What I'm saying is that the Republican Party is going to be destroyed by this economic crash. The best part is that they're going to take several notable Democratic Party incumbents who were involved with this extraordinary corruption down with them. We almost got this with "Hookergate" and the Palfrey scandal, but this time it's going to stick (and Palfrrey is going to continue to deliver from the grave). Why is that?
Because not one plan that they float out there is going to work. Why? Neither party wants the public to experience a real windfall from any of this, and that's what all of us are poised to do if they bailout the American homeowner. That would mean a very real "New Deal," which is the opposite of their and their wealthy backers' agenda.

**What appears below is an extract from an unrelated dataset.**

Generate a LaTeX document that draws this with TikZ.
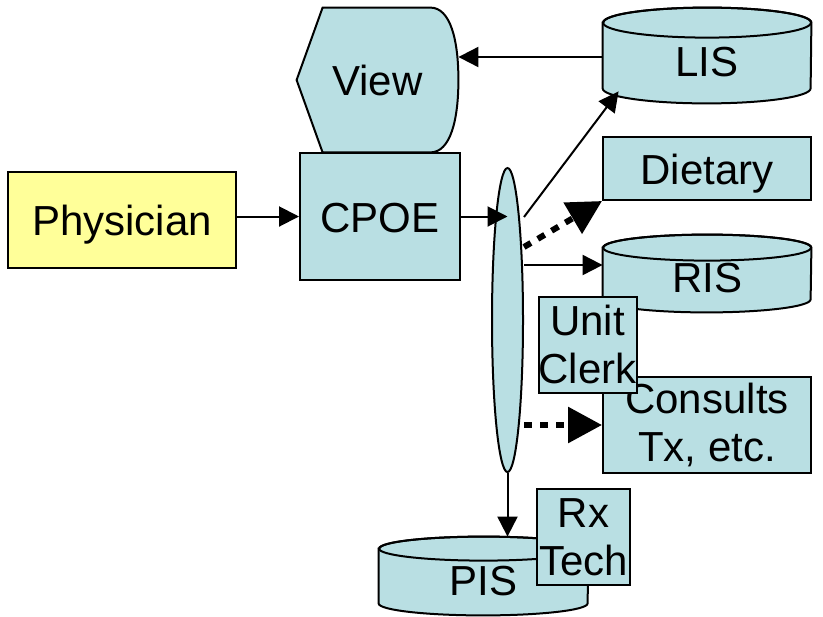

There will be some minor-bailouts of homeowners and some judicial and exectuive revisions of mortgages statutes to buy them some more time. That's not going to be enough either. The only answer will be giving these homes to people and creating a new generation of American homeowners. That can only be good for the economy. Otherwise, there's no "disposable income," just a mass population of people who not only cannot fill their tanks to get to work, but tens of millions of them without any income at all. Sound sustainable?
The politicians know this. They know that no matter what they do, the public will benefit in some way from it. This is why the GOP won't commit to any version of the bailout legislation yet. Conversely, they have no real choice and have lost one of their most powerful rhetorical-weapons in the legislative process: that the Democrats are dragging the process out. We all know it's the GOP, they can't hide this fact anymore.
If you don't see the mess that the people with power and privilege are in right now, you cannot see the opportunities that are there, waiting to be exploited by a steady, committed, informed, and reasonable populace. My feeling is that this reactionary crowd who are crowing that "it's a coup" are in-the-minority. We had better hope so, because without cooperation, trust, and solidarity, we're lost. These folks will shoulder a lot of the blame of any failure. Democracy: it's not for cowards.